When reading a book in translation, I often find myself wondering how true is the translation to the original? How does a translator convey those subtle and sometimes very particular cultural and linguistic nuances? How does an author feel about the translated version of his/her story? I asked an author that last question once, and he wittily replied that since he didn’t read x language at all, he really was quite pleased with the result.
So consider what would happen should a translator “go rogue.” In “Translator Translated,” perhaps my favorite of the novellas in Anita Desai’s The Artist of Disappearance (Houghton Mifflin Harcourt, 2011), we meet Prema, a hard working, underappreciated, college professor and expert in the regional Indian language Oriya. While attending an event at her alma mater, she runs into a former classmate, the glamorous, successful Tara, whom Prema has always admired.
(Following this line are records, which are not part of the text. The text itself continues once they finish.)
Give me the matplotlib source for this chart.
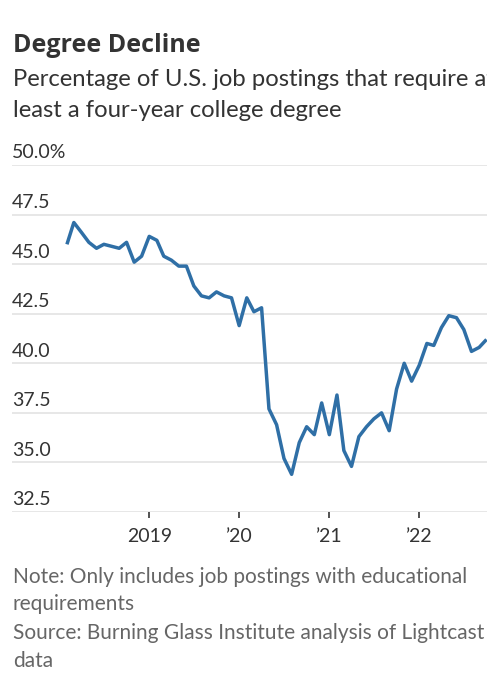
import matplotlib
matplotlib.use("Agg")
import matplotlib.pyplot as plt
import matplotlib.transforms as mtransforms
import pandas as pd

# monthly share of postings requiring a 4-year degree, Feb 2018 - Oct 2022
values = [
    46.0, 47.1, 46.6, 46.1, 45.8, 46.0, 45.9, 45.8, 46.1, 45.1, 45.4,   # 2018
    46.4, 46.2, 45.4, 45.2, 44.9, 44.9, 43.9, 43.4, 43.3, 43.6, 43.4, 43.3,  # 2019
    41.9, 43.3, 42.6, 42.8, 37.7, 36.9, 35.2, 34.4, 36.0, 36.8, 36.4, 38.0,  # 2020
    36.4, 38.4, 35.6, 34.8, 36.3, 36.8, 37.2, 37.5, 36.6, 38.7, 40.0, 39.1,  # 2021
    39.9, 41.0, 40.9, 41.8, 42.4, 42.3, 41.7, 40.6, 40.8, 41.2,              # 2022
]
months = pd.date_range("2018-02-01", periods=len(values), freq="MS")

y_ticks = [32.5, 35.0, 37.5, 40.0, 42.5, 45.0, 47.5, 50.0]
y_labels = ["32.5", "35.0", "37.5", "40.0", "42.5", "45.0", "47.5", "50.0%"]
x_ticks = pd.to_datetime(["2019-01-01", "2020-01-01", "2021-01-01", "2022-01-01"])
x_labels = ["2019", "\u201920", "\u201921", "\u201922"]

title = "Degree Decline"
subtitle = ["Percentage of U.S. job postings that require at",
            "least a four-year college degree"]
footer = ["Note: Only includes job postings with educational",
          "requirements",
          "Source: Burning Glass Institute analysis of Lightcast",
          "data"]

plt.rcParams["font.family"] = ["Lato", "DejaVu Sans"]

W, H = 487, 680
fig = plt.figure(figsize=(W / 100, H / 100), dpi=100)
fig.patch.set_facecolor("white")

# axes box in pixels: x 12..487, y 165..512 (from top)
ax = fig.add_axes([12 / W, 1 - 512 / H, 1 - 12 / W, (512 - 165) / H])
ax.set_facecolor("white")

ax.plot(months, values, color="#2f6fa6", lw=2.5, solid_joinstyle="round",
        solid_capstyle="butt", zorder=3)

ax.set_ylim(32.5, 50.0)
ax.set_xlim(pd.Timestamp("2017-06-23"), pd.Timestamp("2022-10-03"))

ax.set_yticks(y_ticks)
ax.yaxis.grid(True, color="#e3e3e3", lw=1.2, zorder=0)
ax.tick_params(axis="y", left=False, labelleft=False)

# y labels sit just above their gridlines, left aligned
trans = mtransforms.blended_transform_factory(ax.transAxes, ax.transData)
off = mtransforms.offset_copy(trans, fig=fig, x=0, y=3.5, units="dots")
for v, lab in zip(y_ticks, y_labels):
    ax.text(0, v, lab, transform=off, ha="left", va="bottom",
            fontsize=14, color="#333333")

ax.set_xticks(x_ticks)
ax.set_xticklabels(x_labels)
ax.tick_params(axis="x", direction="out", length=4.5, width=1.2, color="#333333",
               pad=7, labelsize=14, labelcolor="#333333")

for s in ax.spines.values():
    s.set_visible(False)

fig.text(13 / W, 1 - 52 / H, title, fontsize=18, fontweight="bold",
         family=["Open Sans", "DejaVu Sans"], color="#333333",
         va="baseline", ha="left")
for base, line in zip([86, 117], subtitle):
    fig.text(13 / W, 1 - base / H, line, fontsize=17.2, color="#333333",
             va="baseline", ha="left")
for base, line in zip([583, 610, 639, 667], footer):
    fig.text(13 / W, 1 - base / H, line, fontsize=15, color="#666666",
             va="baseline", ha="left")

fig.savefig("out.png", dpi=100, facecolor="white")
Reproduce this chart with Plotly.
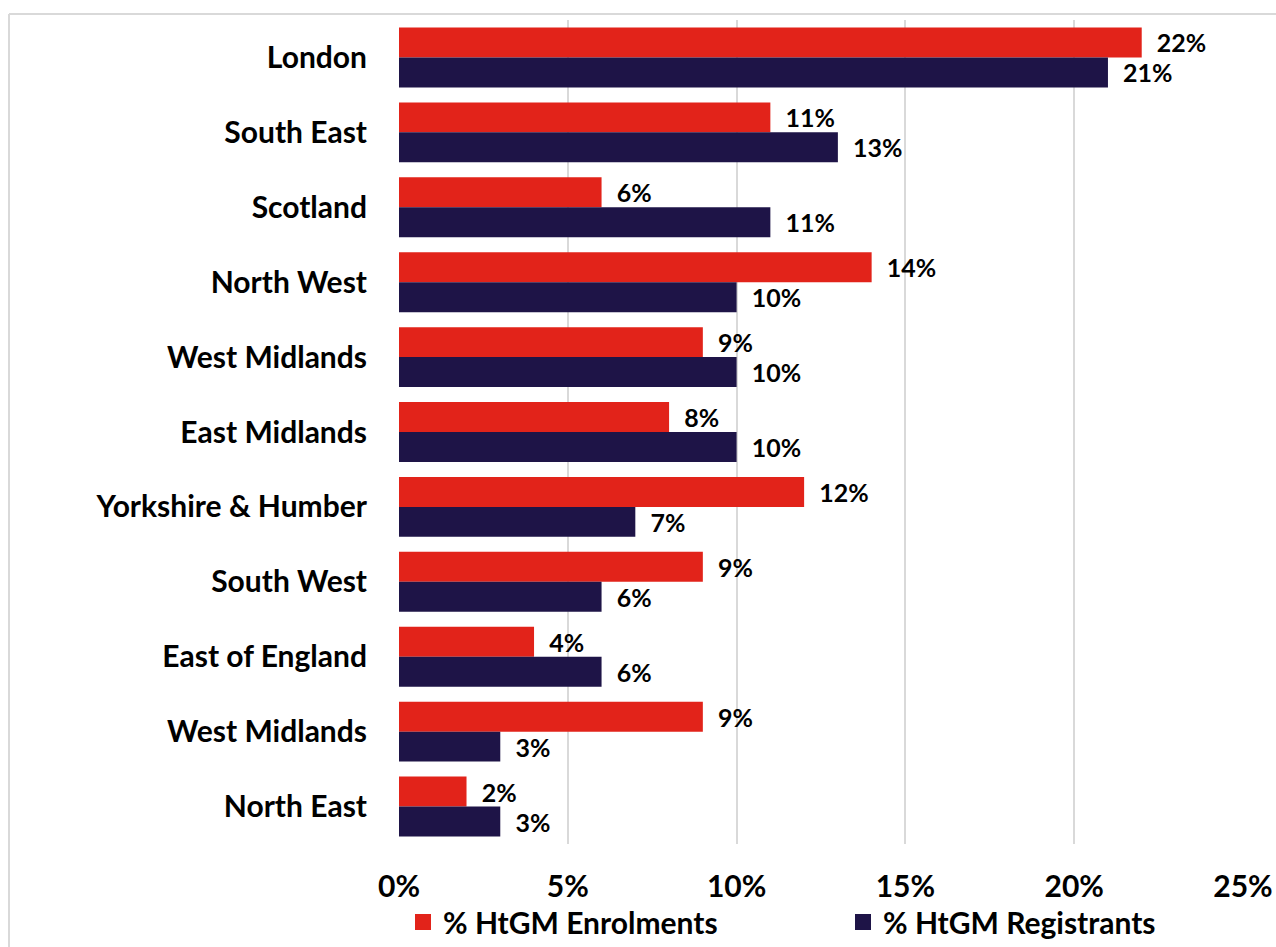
import plotly.graph_objects as go

regions = ["London", "South East", "Scotland", "North West", "West Midlands",
           "East Midlands", "Yorkshire & Humber", "South West", "East of England",
           "West Midlands", "North East"]
enrolments = [22, 11, 6, 14, 9, 8, 12, 9, 4, 9, 2]
registrants = [21, 13, 11, 10, 10, 10, 7, 6, 6, 3, 3]
x_ticks = [0, 5, 10, 15, 20, 25]
x_tick_labels = ["0%", "5%", "10%", "15%", "20%", "25%"]

pos = list(range(len(regions)))
RED = "#E2231A"
NAVY = "#1E1447"
FONT = "Lato"
FS = 30

W, H = 1276, 947
L, T = 399, 20
R = W - 1243
B = H - 844
pw, ph = W - L - R, H - T - B

fig = go.Figure()
for name, vals, col, leg in [("% HtGM Enrolments", enrolments, RED, "legend"),
                             ("% HtGM Registrants", registrants, NAVY, "legend2")]:
    fig.add_trace(go.Bar(
        y=pos, x=vals, orientation="h", name=name, showlegend=False,
        marker=dict(color=col, line=dict(width=0)),
        text=[f"{v}%" for v in vals], texttemplate="  %{text}",
        textposition="outside", cliponaxis=False,
        textfont=dict(family=FONT, size=FS, color="black", weight="bold"),
    ))
    # legend entry with a square key
    fig.add_trace(go.Scatter(
        x=[None], y=[None], mode="markers", name=name, legend=leg,
        marker=dict(symbol="square", size=17, color=col),
    ))

leg_y = -(922 - 844) / ph
fig.update_layout(
    width=W, height=H,
    margin=dict(l=L, r=R, t=T, b=B, autoexpand=False),
    barmode="group", bargap=0.2, bargroupgap=0,
    plot_bgcolor="white", paper_bgcolor="white",
    font=dict(family=FONT, size=FS, color="black", weight="bold"),
    xaxis=dict(range=[0, 25], tickvals=x_ticks, ticktext=x_tick_labels,
               showgrid=True, gridcolor="#D9D9D9", gridwidth=2,
               zeroline=False, showline=False, automargin=False,
               ticks="outside", ticklen=0, ticklabelstandoff=16,
               ticklabeloverflow="allow",
               tickfont=dict(family=FONT, size=FS, weight="bold")),
    yaxis=dict(tickvals=pos, ticktext=regions,
               range=[len(regions) - 0.5, -0.5],
               showgrid=False, zeroline=False, showline=False, automargin=False,
               ticks="outside", ticklen=0, ticklabelstandoff=25,
               tickfont=dict(family=FONT, size=FS, weight="bold")),
    legend=dict(orientation="h", x=4 / pw, xanchor="left",
                y=leg_y, yanchor="middle", itemwidth=30, bgcolor="rgba(0,0,0,0)",
                font=dict(family=FONT, size=FS, weight="bold")),
    legend2=dict(orientation="h", x=444 / pw, xanchor="left",
                 y=leg_y, yanchor="middle", itemwidth=30, bgcolor="rgba(0,0,0,0)",
                 font=dict(family=FONT, size=FS, weight="bold")),
    showlegend=True,
)

# outer chart frame (light gray)
x0 = (9 - L) / pw
y1 = 1 + (T - 14) / ph
fig.add_shape(type="line", xref="paper", yref="paper", x0=x0, x1=(W - L + 5) / pw,
              y0=y1, y1=y1, line=dict(color="#D9D9D9", width=2))
fig.add_shape(type="line", xref="paper", yref="paper", x0=x0, x1=x0,
              y0=y1, y1=-(B + 5) / ph, line=dict(color="#D9D9D9", width=2))

fig.write_html("out.html",
               config={"displayModeBar": False},
               post_script="document.body.style.margin='0';"
                           "document.body.style.overflow='hidden';")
As the women begin to chat, they discover a mutual interest in literature: Tara has begun a new publishing venture, and brings Prema on as a translator.
Prema begins her work with the best of intentions, and with the publication of her first translation, finally experiences a hint of the professional and personal recognition she has desired for so long. With this boost to her ego, she goes on to the second project, but soon discovers she could substantially “improve” the storyline of the original work. She begins to rewrite the novel, and one can see how it can only unravel from there. The novella is a quiet, thoughtful contemplation not only of the process of translation and the role of the translator, but also of the fundamental human need to be seen and acknowledged.